Author of “Breakthrough Products”, former IDSA president, and former design professor of mine Craig Vogel shared his thoughts over email on activity and personas in design.
“Experience design and activity design are the same. But knowing a person’s preferences is also important because a functional solution should be complimented with lifestyle attributes.
Norman is a psychologist and not a designer. His focus is on human activity which is fine. I think there is more to products than [just the] action analysis but it is an essential component.”
Sounds like Vogel is saying a study of activity is necessary, but insufficient; where Norman says that a study of activity is not only necessary and sufficient, but other realms of user study (like persons) could ultimately be distracting and therefore result in poorer product designs.
Of course Norman could be showing his phsychology bias here.

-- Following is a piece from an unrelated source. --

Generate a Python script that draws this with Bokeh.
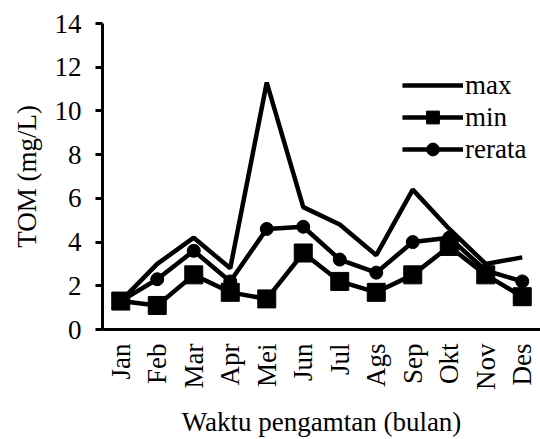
from math import pi
from bokeh.plotting import figure
from bokeh.models import FactorRange, Range1d, FixedTicker, Legend, LegendItem, ColumnDataSource
from bokeh.embed import file_html
from bokeh.resources import INLINE

months = ["Jan", "Feb", "Mar", "Apr", "Mei", "Jun", "Jul", "Ags", "Sep", "Okt", "Nov", "Des"]
tom_max = [1.3, 3.0, 4.2, 2.8, 11.3, 5.6, 4.8, 3.4, 6.4, 4.6, 3.0, 3.3]
tom_min = [1.3, 1.1, 2.5, 1.7, 1.4, 3.5, 2.2, 1.7, 2.5, 3.8, 2.5, 1.5]
tom_rerata = [1.3, 2.3, 3.6, 2.2, 4.6, 4.7, 3.2, 2.6, 4.0, 4.2, 2.7, 2.2]
y_ticks = [0, 2, 4, 6, 8, 10, 12, 14]

FONT = "Liberation Serif"

src = ColumnDataSource(dict(m=months, mx=tom_max, mn=tom_min, rr=tom_rerata))

p = figure(width=540, height=439, x_range=FactorRange(*months), y_range=Range1d(0, 14),
           output_backend="svg", toolbar_location=None,
           min_border_left=102, min_border_right=0, min_border_top=23, min_border_bottom=110)
p.outline_line_color = None
p.xgrid.grid_line_color = None
p.ygrid.grid_line_color = None
p.background_fill_color = "white"
p.x_range.range_padding = 0

lw = 4.5
r_max = p.line("m", "mx", source=src, line_color="black", line_width=lw)
r_min_l = p.line("m", "mn", source=src, line_color="black", line_width=lw)
r_min_s = p.scatter("m", "mn", source=src, marker="square", size=18, color="black")
r_rr_l = p.line("m", "rr", source=src, line_color="black", line_width=lw)
r_rr_c = p.scatter("m", "rr", source=src, marker="circle", size=13, color="black")

# axes
p.yaxis.ticker = FixedTicker(ticks=y_ticks)
p.yaxis.axis_label = "TOM (mg/L)"
p.xaxis.axis_label = "Waktu pengamtan (bulan)"
for ax in (p.xaxis[0], p.yaxis[0]):
    ax.axis_line_width = 3
    ax.axis_line_color = "black"
    ax.major_label_text_font = FONT
    ax.major_label_text_font_size = "27px"
    ax.major_label_text_color = "black"
    ax.axis_label_text_font = FONT
    ax.axis_label_text_font_size = "27px"
    ax.axis_label_text_font_style = "normal"
    ax.axis_label_text_color = "black"
    ax.minor_tick_line_color = None

p.yaxis.major_tick_line_width = 3
p.yaxis.major_tick_out = 7
p.yaxis.major_tick_in = 0
p.yaxis.major_label_standoff = 14
p.yaxis.axis_label_standoff = 10

p.xaxis.major_tick_line_color = None
p.xaxis.major_tick_out = 0
p.xaxis.major_tick_in = 0
p.xaxis.major_label_orientation = pi / 2
p.xaxis.major_label_standoff = 14
p.xaxis.axis_label_standoff = 14

legend = Legend(items=[
    LegendItem(label="max", renderers=[r_max]),
    LegendItem(label="min", renderers=[r_min_l, r_min_s]),
    LegendItem(label="rerata", renderers=[r_rr_l, r_rr_c]),
], location=(300, 164))
legend.border_line_color = None
legend.background_fill_alpha = 0
legend.padding = 0
legend.margin = 0
legend.spacing = 0
legend.glyph_width = 61
legend.glyph_height = 32
legend.label_height = 32
legend.label_standoff = 2
legend.label_text_font = FONT
legend.label_text_font_size = "27px"
legend.label_text_color = "black"
p.add_layout(legend, "center")

open("out.html", "w").write(file_html(p, INLINE))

In the integrated new product development process outlined in “Breakthrough Products” Vogel says that good product design results in products that are useful, usable and desirable. Norman appears to be focused on usable at the expence of both useful and especially desirable. And from a phychological perspective Norman’s may be an entirely appropriate reaction. However, from an iNPD perspective his reaction is a bit narrow.
It is hard to ignore the truth of Normans criticisms, that too often the reality of persona development is that it is improperly done and becomes a resource distraction.

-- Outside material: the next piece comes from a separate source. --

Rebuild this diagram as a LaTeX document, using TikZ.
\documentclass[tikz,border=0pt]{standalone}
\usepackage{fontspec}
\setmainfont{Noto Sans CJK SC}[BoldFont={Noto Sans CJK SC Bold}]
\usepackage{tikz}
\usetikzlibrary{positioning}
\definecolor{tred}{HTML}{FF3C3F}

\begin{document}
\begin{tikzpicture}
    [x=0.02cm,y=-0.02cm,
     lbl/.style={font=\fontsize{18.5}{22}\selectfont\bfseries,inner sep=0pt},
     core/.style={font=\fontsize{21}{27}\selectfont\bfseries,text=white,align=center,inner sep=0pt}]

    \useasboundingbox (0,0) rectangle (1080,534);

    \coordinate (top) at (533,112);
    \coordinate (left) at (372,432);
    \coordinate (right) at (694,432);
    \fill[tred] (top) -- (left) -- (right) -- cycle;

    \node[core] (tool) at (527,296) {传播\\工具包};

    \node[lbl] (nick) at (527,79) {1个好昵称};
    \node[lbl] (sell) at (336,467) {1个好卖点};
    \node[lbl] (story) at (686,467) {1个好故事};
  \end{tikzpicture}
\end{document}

Hmm. Sounds to me that Vogel is correct. This Norman guy seems over-simplistic. Hmm, maybe the people putting words in Norman’s mouth are being a bit simple.
I may be biased, but I think Norman is actually deeper than that. Hell, I bet Norman even agrees with Vogel!
But, as I said, I’m probably biased.
Don Norman
Ha! perhaps you might be a little biased.
I suppose this is one of the dangers of being an oft-quoted figure–the frequent quotations and references tend to over-simplify an otherwise large body of nuanced work. And then your name becomes a metonymy for the over-simplification. And this is where, I think, the problem is. We used your name a metonymy not for your larger body of work, but rather to refer to your position that perhaps activity centered design might be a better approach than user centered design.
Given much of what you wrote in Emotional Design I suspect you and Craig agree on an awful lot in terms of product design.
(Part of it could also be my clumsy transcription from my phone conversation with Craig blunted his points–where I corresponded with you over email, making transcription much easier and more accurate.)